→ To do
Your task is to transcribe all the entries exactly, excluding pictures.

----- Material shown

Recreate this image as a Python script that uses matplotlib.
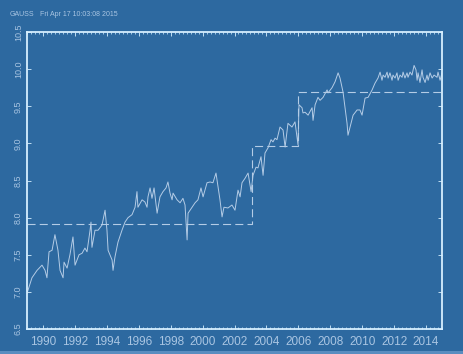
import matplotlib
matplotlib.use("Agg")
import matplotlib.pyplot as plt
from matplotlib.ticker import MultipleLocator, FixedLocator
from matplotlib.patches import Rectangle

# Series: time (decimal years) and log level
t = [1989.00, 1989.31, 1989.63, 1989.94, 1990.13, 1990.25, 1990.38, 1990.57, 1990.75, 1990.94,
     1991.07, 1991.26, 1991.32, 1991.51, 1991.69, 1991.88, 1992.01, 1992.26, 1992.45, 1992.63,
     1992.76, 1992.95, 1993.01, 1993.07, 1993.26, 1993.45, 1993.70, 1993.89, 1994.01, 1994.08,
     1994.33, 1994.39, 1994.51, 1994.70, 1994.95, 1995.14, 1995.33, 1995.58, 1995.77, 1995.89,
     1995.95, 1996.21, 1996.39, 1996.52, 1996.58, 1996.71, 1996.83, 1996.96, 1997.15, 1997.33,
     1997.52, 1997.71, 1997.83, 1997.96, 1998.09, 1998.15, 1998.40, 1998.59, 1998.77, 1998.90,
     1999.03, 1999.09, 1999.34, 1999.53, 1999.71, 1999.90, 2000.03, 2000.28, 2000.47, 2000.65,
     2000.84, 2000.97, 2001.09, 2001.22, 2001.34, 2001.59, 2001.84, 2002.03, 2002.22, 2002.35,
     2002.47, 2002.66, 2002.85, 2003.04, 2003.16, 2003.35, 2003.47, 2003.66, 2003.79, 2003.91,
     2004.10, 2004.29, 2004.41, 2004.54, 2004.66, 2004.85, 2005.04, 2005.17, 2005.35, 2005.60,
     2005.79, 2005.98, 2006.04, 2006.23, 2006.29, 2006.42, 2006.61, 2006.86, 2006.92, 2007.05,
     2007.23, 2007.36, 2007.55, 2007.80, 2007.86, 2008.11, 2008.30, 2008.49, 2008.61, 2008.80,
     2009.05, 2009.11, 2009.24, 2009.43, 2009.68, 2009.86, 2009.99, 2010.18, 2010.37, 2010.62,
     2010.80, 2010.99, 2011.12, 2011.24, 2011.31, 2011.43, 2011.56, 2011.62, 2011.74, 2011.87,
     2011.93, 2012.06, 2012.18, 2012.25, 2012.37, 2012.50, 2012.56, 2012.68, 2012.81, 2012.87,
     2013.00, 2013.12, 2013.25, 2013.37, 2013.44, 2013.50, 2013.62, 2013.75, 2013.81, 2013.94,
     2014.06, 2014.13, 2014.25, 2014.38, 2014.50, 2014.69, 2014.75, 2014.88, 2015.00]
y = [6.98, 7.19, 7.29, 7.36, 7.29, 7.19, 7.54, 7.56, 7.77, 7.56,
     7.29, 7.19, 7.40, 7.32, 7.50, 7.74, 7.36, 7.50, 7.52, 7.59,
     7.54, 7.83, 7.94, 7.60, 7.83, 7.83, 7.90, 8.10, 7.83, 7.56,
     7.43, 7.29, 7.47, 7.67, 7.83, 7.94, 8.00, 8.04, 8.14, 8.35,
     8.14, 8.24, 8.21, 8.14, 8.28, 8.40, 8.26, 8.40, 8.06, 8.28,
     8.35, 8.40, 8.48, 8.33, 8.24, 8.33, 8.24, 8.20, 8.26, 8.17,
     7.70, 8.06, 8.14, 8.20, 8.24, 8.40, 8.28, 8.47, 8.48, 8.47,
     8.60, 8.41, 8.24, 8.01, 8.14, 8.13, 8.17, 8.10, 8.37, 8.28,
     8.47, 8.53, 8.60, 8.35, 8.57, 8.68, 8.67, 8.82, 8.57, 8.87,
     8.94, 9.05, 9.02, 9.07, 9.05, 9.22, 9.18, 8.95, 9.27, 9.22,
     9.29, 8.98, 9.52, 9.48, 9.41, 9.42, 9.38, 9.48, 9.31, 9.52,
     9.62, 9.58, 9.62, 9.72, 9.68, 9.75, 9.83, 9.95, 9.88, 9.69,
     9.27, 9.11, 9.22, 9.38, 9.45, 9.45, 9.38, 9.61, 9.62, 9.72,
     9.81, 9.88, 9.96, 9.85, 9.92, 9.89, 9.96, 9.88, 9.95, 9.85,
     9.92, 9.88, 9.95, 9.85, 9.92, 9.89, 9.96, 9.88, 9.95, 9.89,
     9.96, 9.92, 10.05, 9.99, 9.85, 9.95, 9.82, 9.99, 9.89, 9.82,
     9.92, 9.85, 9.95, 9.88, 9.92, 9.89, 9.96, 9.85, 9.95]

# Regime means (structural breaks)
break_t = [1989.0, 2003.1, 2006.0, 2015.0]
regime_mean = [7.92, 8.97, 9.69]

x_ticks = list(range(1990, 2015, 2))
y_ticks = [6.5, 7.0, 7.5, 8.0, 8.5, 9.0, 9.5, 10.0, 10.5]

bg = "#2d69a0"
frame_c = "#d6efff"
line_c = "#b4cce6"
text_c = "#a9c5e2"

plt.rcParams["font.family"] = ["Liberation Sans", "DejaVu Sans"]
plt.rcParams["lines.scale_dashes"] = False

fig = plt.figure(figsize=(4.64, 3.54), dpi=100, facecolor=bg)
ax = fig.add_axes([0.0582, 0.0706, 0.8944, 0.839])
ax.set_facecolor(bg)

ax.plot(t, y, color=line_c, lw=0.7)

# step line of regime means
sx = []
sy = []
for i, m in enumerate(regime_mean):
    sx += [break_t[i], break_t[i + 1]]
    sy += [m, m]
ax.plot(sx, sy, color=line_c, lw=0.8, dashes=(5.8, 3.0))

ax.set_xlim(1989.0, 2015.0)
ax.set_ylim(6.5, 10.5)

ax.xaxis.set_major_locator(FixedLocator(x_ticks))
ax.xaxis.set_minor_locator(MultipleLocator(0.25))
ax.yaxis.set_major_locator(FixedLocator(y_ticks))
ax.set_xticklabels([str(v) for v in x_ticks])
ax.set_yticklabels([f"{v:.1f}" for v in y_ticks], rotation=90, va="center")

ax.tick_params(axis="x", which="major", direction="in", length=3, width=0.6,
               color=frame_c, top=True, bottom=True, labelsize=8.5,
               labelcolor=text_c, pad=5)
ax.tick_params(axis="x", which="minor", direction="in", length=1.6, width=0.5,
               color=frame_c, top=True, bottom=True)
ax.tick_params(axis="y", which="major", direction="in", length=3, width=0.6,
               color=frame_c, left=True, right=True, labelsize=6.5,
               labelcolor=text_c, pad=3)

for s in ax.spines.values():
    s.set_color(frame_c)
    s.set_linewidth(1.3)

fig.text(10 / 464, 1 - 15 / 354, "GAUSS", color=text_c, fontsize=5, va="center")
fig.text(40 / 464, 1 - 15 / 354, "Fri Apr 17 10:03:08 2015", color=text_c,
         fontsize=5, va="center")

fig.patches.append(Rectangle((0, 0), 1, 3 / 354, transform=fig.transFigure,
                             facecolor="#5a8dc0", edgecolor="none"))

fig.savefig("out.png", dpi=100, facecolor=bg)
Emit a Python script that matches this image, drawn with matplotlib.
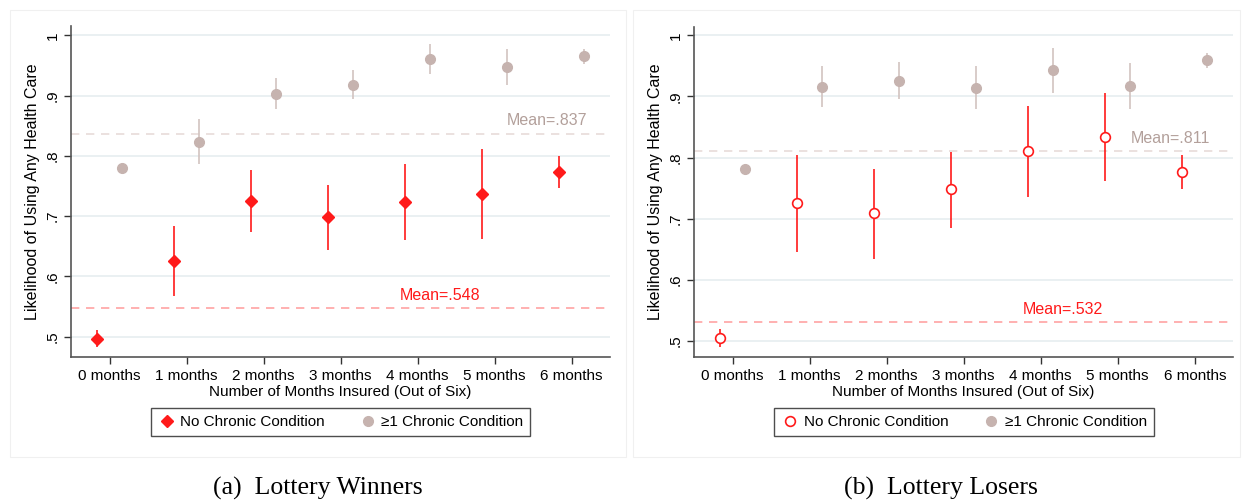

----------

→ Expected answer
Recreate this image as a Python script that uses matplotlib.
import matplotlib
matplotlib.use("Agg")
import matplotlib.pyplot as plt
from matplotlib.ticker import MultipleLocator, FixedLocator
from matplotlib.patches import Rectangle

# Series: time (decimal years) and log level
t = [1989.00, 1989.31, 1989.63, 1989.94, 1990.13, 1990.25, 1990.38, 1990.57, 1990.75, 1990.94,
     1991.07, 1991.26, 1991.32, 1991.51, 1991.69, 1991.88, 1992.01, 1992.26, 1992.45, 1992.63,
     1992.76, 1992.95, 1993.01, 1993.07, 1993.26, 1993.45, 1993.70, 1993.89, 1994.01, 1994.08,
     1994.33, 1994.39, 1994.51, 1994.70, 1994.95, 1995.14, 1995.33, 1995.58, 1995.77, 1995.89,
     1995.95, 1996.21, 1996.39, 1996.52, 1996.58, 1996.71, 1996.83, 1996.96, 1997.15, 1997.33,
     1997.52, 1997.71, 1997.83, 1997.96, 1998.09, 1998.15, 1998.40, 1998.59, 1998.77, 1998.90,
     1999.03, 1999.09, 1999.34, 1999.53, 1999.71, 1999.90, 2000.03, 2000.28, 2000.47, 2000.65,
     2000.84, 2000.97, 2001.09, 2001.22, 2001.34, 2001.59, 2001.84, 2002.03, 2002.22, 2002.35,
     2002.47, 2002.66, 2002.85, 2003.04, 2003.16, 2003.35, 2003.47, 2003.66, 2003.79, 2003.91,
     2004.10, 2004.29, 2004.41, 2004.54, 2004.66, 2004.85, 2005.04, 2005.17, 2005.35, 2005.60,
     2005.79, 2005.98, 2006.04, 2006.23, 2006.29, 2006.42, 2006.61, 2006.86, 2006.92, 2007.05,
     2007.23, 2007.36, 2007.55, 2007.80, 2007.86, 2008.11, 2008.30, 2008.49, 2008.61, 2008.80,
     2009.05, 2009.11, 2009.24, 2009.43, 2009.68, 2009.86, 2009.99, 2010.18, 2010.37, 2010.62,
     2010.80, 2010.99, 2011.12, 2011.24, 2011.31, 2011.43, 2011.56, 2011.62, 2011.74, 2011.87,
     2011.93, 2012.06, 2012.18, 2012.25, 2012.37, 2012.50, 2012.56, 2012.68, 2012.81, 2012.87,
     2013.00, 2013.12, 2013.25, 2013.37, 2013.44, 2013.50, 2013.62, 2013.75, 2013.81, 2013.94,
     2014.06, 2014.13, 2014.25, 2014.38, 2014.50, 2014.69, 2014.75, 2014.88, 2015.00]
y = [6.98, 7.19, 7.29, 7.36, 7.29, 7.19, 7.54, 7.56, 7.77, 7.56,
     7.29, 7.19, 7.40, 7.32, 7.50, 7.74, 7.36, 7.50, 7.52, 7.59,
     7.54, 7.83, 7.94, 7.60, 7.83, 7.83, 7.90, 8.10, 7.83, 7.56,
     7.43, 7.29, 7.47, 7.67, 7.83, 7.94, 8.00, 8.04, 8.14, 8.35,
     8.14, 8.24, 8.21, 8.14, 8.28, 8.40, 8.26, 8.40, 8.06, 8.28,
     8.35, 8.40, 8.48, 8.33, 8.24, 8.33, 8.24, 8.20, 8.26, 8.17,
     7.70, 8.06, 8.14, 8.20, 8.24, 8.40, 8.28, 8.47, 8.48, 8.47,
     8.60, 8.41, 8.24, 8.01, 8.14, 8.13, 8.17, 8.10, 8.37, 8.28,
     8.47, 8.53, 8.60, 8.35, 8.57, 8.68, 8.67, 8.82, 8.57, 8.87,
     8.94, 9.05, 9.02, 9.07, 9.05, 9.22, 9.18, 8.95, 9.27, 9.22,
     9.29, 8.98, 9.52, 9.48, 9.41, 9.42, 9.38, 9.48, 9.31, 9.52,
     9.62, 9.58, 9.62, 9.72, 9.68, 9.75, 9.83, 9.95, 9.88, 9.69,
     9.27, 9.11, 9.22, 9.38, 9.45, 9.45, 9.38, 9.61, 9.62, 9.72,
     9.81, 9.88, 9.96, 9.85, 9.92, 9.89, 9.96, 9.88, 9.95, 9.85,
     9.92, 9.88, 9.95, 9.85, 9.92, 9.89, 9.96, 9.88, 9.95, 9.89,
     9.96, 9.92, 10.05, 9.99, 9.85, 9.95, 9.82, 9.99, 9.89, 9.82,
     9.92, 9.85, 9.95, 9.88, 9.92, 9.89, 9.96, 9.85, 9.95]

# Regime means (structural breaks)
break_t = [1989.0, 2003.1, 2006.0, 2015.0]
regime_mean = [7.92, 8.97, 9.69]

x_ticks = list(range(1990, 2015, 2))
y_ticks = [6.5, 7.0, 7.5, 8.0, 8.5, 9.0, 9.5, 10.0, 10.5]

bg = "#2d69a0"
frame_c = "#d6efff"
line_c = "#b4cce6"
text_c = "#a9c5e2"

plt.rcParams["font.family"] = ["Liberation Sans", "DejaVu Sans"]
plt.rcParams["lines.scale_dashes"] = False

fig = plt.figure(figsize=(4.64, 3.54), dpi=100, facecolor=bg)
ax = fig.add_axes([0.0582, 0.0706, 0.8944, 0.839])
ax.set_facecolor(bg)

ax.plot(t, y, color=line_c, lw=0.7)

# step line of regime means
sx = []
sy = []
for i, m in enumerate(regime_mean):
    sx += [break_t[i], break_t[i + 1]]
    sy += [m, m]
ax.plot(sx, sy, color=line_c, lw=0.8, dashes=(5.8, 3.0))

ax.set_xlim(1989.0, 2015.0)
ax.set_ylim(6.5, 10.5)

ax.xaxis.set_major_locator(FixedLocator(x_ticks))
ax.xaxis.set_minor_locator(MultipleLocator(0.25))
ax.yaxis.set_major_locator(FixedLocator(y_ticks))
ax.set_xticklabels([str(v) for v in x_ticks])
ax.set_yticklabels([f"{v:.1f}" for v in y_ticks], rotation=90, va="center")

ax.tick_params(axis="x", which="major", direction="in", length=3, width=0.6,
               color=frame_c, top=True, bottom=True, labelsize=8.5,
               labelcolor=text_c, pad=5)
ax.tick_params(axis="x", which="minor", direction="in", length=1.6, width=0.5,
               color=frame_c, top=True, bottom=True)
ax.tick_params(axis="y", which="major", direction="in", length=3, width=0.6,
               color=frame_c, left=True, right=True, labelsize=6.5,
               labelcolor=text_c, pad=3)

for s in ax.spines.values():
    s.set_color(frame_c)
    s.set_linewidth(1.3)

fig.text(10 / 464, 1 - 15 / 354, "GAUSS", color=text_c, fontsize=5, va="center")
fig.text(40 / 464, 1 - 15 / 354, "Fri Apr 17 10:03:08 2015", color=text_c,
         fontsize=5, va="center")

fig.patches.append(Rectangle((0, 0), 1, 3 / 354, transform=fig.transFigure,
                             facecolor="#5a8dc0", edgecolor="none"))

fig.savefig("out.png", dpi=100, facecolor=bg)
Emit a Python script that matches this image, drawn with matplotlib.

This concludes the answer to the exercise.